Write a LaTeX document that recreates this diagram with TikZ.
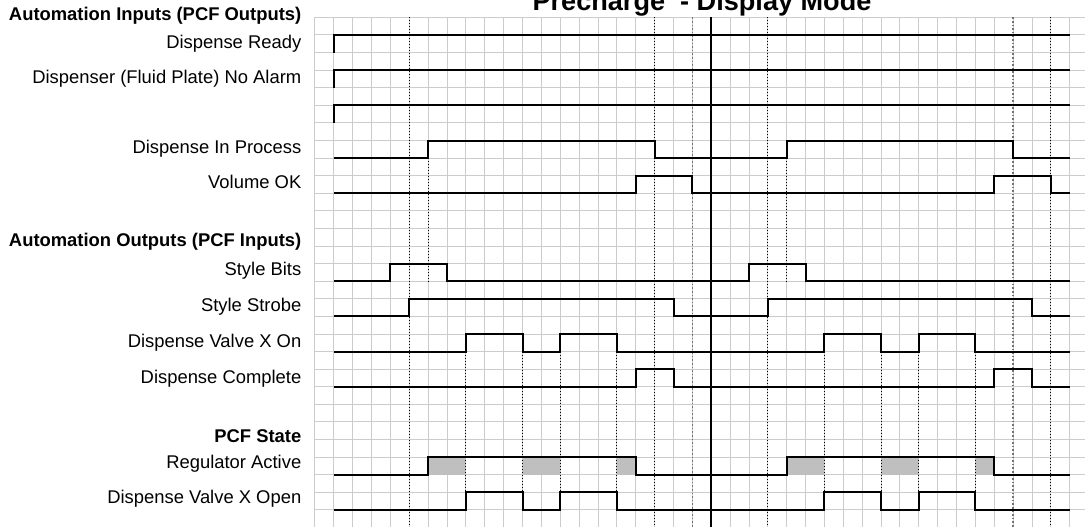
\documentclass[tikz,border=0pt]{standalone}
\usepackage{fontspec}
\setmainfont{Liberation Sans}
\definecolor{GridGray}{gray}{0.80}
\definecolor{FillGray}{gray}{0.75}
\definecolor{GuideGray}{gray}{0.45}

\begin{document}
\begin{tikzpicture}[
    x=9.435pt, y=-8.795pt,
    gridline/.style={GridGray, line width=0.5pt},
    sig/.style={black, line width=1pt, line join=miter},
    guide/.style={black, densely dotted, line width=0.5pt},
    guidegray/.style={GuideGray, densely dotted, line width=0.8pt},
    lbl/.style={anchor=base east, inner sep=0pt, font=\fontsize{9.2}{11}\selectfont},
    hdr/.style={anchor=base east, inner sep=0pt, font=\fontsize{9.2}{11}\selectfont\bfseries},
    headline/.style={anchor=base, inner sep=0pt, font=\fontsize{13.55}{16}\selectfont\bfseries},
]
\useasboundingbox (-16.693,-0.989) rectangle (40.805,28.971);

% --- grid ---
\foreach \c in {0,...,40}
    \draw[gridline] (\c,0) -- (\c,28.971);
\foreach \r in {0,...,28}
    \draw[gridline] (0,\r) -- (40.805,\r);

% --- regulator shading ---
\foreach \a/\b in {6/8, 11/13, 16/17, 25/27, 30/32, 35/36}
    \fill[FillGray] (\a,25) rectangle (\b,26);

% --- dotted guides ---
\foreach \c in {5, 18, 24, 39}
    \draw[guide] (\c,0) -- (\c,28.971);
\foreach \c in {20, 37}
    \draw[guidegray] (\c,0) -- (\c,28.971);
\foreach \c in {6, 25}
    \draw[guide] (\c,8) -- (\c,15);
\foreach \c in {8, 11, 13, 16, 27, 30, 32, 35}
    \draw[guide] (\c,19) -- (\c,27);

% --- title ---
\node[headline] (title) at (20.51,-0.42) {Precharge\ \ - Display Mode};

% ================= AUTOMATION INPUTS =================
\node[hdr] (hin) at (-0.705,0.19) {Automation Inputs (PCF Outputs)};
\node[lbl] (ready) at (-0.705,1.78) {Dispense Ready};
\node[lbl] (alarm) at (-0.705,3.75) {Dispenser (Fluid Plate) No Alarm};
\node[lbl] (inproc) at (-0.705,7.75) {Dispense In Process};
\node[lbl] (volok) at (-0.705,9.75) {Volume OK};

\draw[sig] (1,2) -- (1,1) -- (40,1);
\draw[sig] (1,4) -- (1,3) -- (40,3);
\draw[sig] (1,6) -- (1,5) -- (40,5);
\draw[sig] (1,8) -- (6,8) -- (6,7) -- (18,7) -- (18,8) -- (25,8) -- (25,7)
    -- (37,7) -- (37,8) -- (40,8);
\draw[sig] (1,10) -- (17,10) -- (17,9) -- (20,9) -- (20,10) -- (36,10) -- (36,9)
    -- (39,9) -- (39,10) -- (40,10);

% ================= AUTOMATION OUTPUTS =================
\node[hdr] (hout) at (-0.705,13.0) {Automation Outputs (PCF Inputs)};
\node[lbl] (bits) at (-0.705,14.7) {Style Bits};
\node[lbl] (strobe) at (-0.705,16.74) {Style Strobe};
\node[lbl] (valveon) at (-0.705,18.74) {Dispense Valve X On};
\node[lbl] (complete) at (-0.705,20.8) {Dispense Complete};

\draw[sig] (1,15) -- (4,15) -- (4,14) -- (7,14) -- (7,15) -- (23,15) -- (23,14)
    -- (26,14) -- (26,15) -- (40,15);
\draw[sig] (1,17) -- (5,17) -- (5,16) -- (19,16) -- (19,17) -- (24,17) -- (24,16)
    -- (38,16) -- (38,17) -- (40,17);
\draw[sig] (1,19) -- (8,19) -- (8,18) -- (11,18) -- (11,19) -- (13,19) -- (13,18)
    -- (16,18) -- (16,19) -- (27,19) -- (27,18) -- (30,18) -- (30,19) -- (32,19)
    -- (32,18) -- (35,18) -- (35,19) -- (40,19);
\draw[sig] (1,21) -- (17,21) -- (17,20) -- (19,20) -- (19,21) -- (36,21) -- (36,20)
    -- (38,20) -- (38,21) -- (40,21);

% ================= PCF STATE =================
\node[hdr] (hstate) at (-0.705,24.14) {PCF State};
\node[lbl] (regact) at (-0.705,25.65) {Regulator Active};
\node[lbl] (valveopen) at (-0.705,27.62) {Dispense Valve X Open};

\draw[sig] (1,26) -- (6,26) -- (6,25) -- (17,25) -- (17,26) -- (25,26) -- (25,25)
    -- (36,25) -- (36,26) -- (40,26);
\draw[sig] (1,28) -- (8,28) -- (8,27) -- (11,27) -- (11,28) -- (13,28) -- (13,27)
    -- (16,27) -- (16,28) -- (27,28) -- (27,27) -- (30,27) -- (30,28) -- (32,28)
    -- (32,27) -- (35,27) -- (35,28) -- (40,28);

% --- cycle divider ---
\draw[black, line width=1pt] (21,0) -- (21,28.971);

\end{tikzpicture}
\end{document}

* * *

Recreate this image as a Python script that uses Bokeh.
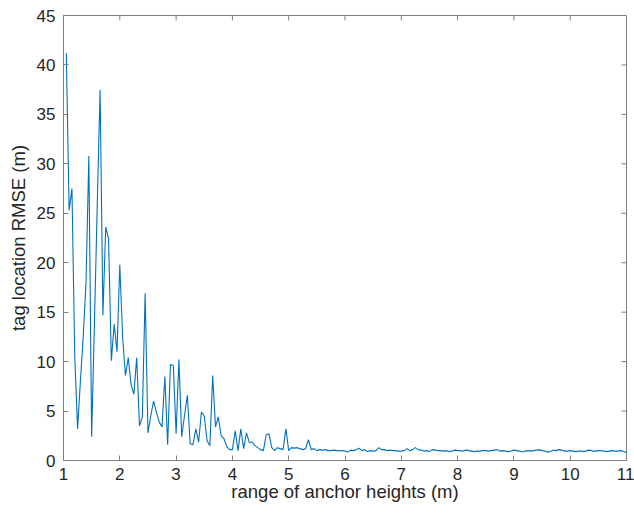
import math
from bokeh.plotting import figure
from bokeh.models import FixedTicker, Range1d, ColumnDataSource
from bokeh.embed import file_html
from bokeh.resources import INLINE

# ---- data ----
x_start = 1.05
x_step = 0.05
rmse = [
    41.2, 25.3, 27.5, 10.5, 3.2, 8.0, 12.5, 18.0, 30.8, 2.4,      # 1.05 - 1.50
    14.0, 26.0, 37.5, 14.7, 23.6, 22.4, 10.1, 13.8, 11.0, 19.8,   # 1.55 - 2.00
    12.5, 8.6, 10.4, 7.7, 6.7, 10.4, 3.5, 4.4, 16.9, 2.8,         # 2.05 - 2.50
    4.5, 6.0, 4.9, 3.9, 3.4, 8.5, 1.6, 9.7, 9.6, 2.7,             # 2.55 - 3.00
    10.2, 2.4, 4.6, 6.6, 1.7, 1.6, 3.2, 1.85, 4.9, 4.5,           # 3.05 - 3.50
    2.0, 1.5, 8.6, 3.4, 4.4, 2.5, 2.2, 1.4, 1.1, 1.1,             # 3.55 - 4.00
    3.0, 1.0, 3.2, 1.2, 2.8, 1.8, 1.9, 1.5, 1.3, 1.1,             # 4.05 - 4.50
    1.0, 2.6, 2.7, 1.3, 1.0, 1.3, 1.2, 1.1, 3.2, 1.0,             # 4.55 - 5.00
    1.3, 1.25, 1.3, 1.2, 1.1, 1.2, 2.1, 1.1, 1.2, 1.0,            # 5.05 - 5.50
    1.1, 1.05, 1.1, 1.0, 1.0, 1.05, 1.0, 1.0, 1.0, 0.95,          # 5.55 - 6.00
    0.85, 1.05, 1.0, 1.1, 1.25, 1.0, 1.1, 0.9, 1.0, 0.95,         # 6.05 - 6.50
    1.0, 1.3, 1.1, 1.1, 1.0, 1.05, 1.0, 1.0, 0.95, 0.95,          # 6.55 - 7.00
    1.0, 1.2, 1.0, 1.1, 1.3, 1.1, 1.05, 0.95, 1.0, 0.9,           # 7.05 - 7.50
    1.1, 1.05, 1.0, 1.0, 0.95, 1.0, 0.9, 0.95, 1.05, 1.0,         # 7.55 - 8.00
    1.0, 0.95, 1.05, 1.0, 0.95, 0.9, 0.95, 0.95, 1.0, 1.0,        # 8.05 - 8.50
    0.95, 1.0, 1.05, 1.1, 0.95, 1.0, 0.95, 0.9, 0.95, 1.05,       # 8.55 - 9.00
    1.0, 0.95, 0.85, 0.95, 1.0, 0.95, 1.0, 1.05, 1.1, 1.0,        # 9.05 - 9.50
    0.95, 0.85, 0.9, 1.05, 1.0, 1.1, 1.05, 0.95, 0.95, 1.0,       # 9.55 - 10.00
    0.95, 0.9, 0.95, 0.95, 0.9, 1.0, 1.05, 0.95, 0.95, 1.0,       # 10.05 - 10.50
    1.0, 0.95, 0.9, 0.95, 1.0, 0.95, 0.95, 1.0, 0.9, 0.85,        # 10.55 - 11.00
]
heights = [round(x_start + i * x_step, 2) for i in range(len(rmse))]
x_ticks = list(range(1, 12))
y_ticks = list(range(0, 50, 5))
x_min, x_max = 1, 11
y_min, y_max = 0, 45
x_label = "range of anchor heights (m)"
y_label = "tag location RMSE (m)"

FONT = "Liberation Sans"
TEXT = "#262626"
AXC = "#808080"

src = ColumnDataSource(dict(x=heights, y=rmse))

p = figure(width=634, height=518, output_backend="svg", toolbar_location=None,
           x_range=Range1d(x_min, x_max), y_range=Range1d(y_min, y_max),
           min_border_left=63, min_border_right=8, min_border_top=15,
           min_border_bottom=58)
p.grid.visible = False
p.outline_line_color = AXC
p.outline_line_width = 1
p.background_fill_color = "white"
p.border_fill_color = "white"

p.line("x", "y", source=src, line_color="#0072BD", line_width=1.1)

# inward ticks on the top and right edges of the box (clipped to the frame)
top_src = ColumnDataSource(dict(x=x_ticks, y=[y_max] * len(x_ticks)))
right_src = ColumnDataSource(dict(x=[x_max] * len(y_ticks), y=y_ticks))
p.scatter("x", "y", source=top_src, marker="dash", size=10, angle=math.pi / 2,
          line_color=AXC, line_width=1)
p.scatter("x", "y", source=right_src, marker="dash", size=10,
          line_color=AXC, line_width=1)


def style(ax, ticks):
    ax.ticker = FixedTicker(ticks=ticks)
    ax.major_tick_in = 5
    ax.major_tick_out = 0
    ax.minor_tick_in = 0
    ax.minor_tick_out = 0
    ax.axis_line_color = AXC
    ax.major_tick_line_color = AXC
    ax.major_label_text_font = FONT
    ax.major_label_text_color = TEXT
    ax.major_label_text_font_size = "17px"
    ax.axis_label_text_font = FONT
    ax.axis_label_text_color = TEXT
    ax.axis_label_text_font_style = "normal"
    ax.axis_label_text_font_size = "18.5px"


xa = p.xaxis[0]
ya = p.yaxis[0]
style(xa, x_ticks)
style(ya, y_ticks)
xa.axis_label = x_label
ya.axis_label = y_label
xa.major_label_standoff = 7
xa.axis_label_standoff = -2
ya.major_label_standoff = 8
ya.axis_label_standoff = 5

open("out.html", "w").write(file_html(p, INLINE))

* WHAT THE TASK REQUIRES
From the records above, copy exactly the lines starting at the one with "Write a LaTeX" and ending at the one with "(title) at (20.51,-0.42)", and no others. Pictures stay out.

* TASK ANSWER
Write a LaTeX document that recreates this diagram with TikZ.
\documentclass[tikz,border=0pt]{standalone}
\usepackage{fontspec}
\setmainfont{Liberation Sans}
\definecolor{GridGray}{gray}{0.80}
\definecolor{FillGray}{gray}{0.75}
\definecolor{GuideGray}{gray}{0.45}

\begin{document}
\begin{tikzpicture}[
    x=9.435pt, y=-8.795pt,
    gridline/.style={GridGray, line width=0.5pt},
    sig/.style={black, line width=1pt, line join=miter},
    guide/.style={black, densely dotted, line width=0.5pt},
    guidegray/.style={GuideGray, densely dotted, line width=0.8pt},
    lbl/.style={anchor=base east, inner sep=0pt, font=\fontsize{9.2}{11}\selectfont},
    hdr/.style={anchor=base east, inner sep=0pt, font=\fontsize{9.2}{11}\selectfont\bfseries},
    headline/.style={anchor=base, inner sep=0pt, font=\fontsize{13.55}{16}\selectfont\bfseries},
]
\useasboundingbox (-16.693,-0.989) rectangle (40.805,28.971);

% --- grid ---
\foreach \c in {0,...,40}
    \draw[gridline] (\c,0) -- (\c,28.971);
\foreach \r in {0,...,28}
    \draw[gridline] (0,\r) -- (40.805,\r);

% --- regulator shading ---
\foreach \a/\b in {6/8, 11/13, 16/17, 25/27, 30/32, 35/36}
    \fill[FillGray] (\a,25) rectangle (\b,26);

% --- dotted guides ---
\foreach \c in {5, 18, 24, 39}
    \draw[guide] (\c,0) -- (\c,28.971);
\foreach \c in {20, 37}
    \draw[guidegray] (\c,0) -- (\c,28.971);
\foreach \c in {6, 25}
    \draw[guide] (\c,8) -- (\c,15);
\foreach \c in {8, 11, 13, 16, 27, 30, 32, 35}
    \draw[guide] (\c,19) -- (\c,27);

% --- title ---
\node[headline] (title) at (20.51,-0.42) {Precharge\ \ - Display Mode};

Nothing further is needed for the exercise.